There were lurches in form at Newcastle but nothing this terminal, and nothing Pardew could not explain with a litany of excuses and a smirk which suggested that you, I and everybody else knew that the real problem at Newcastle was Mike Ashley, the lightning rod that protected Pardew from any real media criticism. Without that lightning rod, Pardew was sat under a south London tree holding a metal umbrella.

At Newcastle, he could eye Palace as an escape route and Palace were very glad to have him; a few months of Neil Warnock will do that to anybody. By his own admission, he inherited a side that had been defensively well-drilled by Tony Pulis and just needed to feel loved and secure again. Warnock’s reign had always felt like an unwanted stopgap and Pardew looked like The King of all things. That he took over after a pair of 0-0 draws seemed apt; there have been precious few of those in the following two years.

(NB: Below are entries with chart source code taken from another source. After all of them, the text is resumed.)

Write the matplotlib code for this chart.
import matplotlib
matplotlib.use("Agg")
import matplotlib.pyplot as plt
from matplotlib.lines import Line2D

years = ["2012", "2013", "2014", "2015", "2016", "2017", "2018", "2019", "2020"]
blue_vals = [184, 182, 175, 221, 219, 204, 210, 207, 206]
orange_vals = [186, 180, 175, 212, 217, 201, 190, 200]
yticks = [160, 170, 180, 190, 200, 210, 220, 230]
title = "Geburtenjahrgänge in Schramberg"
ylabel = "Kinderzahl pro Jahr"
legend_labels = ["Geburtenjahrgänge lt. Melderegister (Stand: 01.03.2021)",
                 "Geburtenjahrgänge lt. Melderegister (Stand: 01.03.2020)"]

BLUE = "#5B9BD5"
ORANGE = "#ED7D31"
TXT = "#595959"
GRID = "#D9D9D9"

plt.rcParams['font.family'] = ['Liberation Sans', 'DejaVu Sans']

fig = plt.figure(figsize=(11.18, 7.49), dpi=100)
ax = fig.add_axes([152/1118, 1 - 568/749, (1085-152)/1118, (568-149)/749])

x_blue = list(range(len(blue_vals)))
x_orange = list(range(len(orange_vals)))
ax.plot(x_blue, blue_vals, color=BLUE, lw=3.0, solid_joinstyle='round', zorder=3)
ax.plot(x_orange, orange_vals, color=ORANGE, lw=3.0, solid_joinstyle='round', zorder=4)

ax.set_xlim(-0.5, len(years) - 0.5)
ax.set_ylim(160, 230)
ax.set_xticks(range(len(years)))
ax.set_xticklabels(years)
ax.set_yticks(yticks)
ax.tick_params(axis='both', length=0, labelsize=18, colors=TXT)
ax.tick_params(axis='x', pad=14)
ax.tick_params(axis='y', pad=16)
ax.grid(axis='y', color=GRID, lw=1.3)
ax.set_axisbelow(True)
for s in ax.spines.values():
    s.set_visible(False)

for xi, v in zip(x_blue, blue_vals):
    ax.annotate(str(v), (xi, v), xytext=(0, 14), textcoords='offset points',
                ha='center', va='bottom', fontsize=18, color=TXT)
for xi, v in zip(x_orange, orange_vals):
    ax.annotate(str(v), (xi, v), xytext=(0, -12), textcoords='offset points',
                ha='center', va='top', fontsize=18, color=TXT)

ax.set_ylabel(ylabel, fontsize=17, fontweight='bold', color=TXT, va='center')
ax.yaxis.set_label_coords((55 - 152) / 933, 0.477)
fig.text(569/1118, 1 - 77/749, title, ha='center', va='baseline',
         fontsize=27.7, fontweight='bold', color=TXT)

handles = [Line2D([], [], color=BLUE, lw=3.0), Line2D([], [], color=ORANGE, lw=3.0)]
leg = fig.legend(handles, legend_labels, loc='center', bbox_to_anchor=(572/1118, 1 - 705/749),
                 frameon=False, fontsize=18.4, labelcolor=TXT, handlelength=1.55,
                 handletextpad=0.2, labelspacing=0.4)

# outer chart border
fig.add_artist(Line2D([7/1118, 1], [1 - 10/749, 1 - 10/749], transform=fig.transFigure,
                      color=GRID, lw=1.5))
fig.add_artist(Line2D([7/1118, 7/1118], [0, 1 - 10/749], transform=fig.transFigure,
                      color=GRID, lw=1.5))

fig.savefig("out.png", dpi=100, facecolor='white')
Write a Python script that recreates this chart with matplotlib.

Now there is no escape route, no top-flight club that would overlook a record of five Premier League wins in a calendar year. Pardew does not fit the role of a firefighter, parachuted into a crisis situation to organise and shepherd everybody out safely; that’s the profile of Sam Allardyce, the man who will surely replace him and rub his hands with glee at the prospect of working with Christian Benteke, Andros Townsend, Wilfried Zaha and a glut of giant defenders. Palace are the perfect ‘crisis’ club in that there is no shortage of quality, merely direction.

Pardew increasingly feels like yesterday’s man, and reports that he had ignored the advice of analysts brought in to arrest this latest slide add to a compelling body of evidence. He is a motivator in a league where managers are expected to be tacticians, motivators and politicians too. As he says in Michael Calvin’s excellent Living On The Volcano: “I was the fan. I was the bloke buying The Sun on the building site, who couldn’t believe how badly that team had played or that individual had done.”

In 2016 it was his team and his individuals and he still seemed equally lost for answers. Just a few months after doing a jig at Wembley, he could be clapping the crowd at Griffin Park and talking about how Nottingham Forest/Leeds/Wolves are a Premier League club in all but name.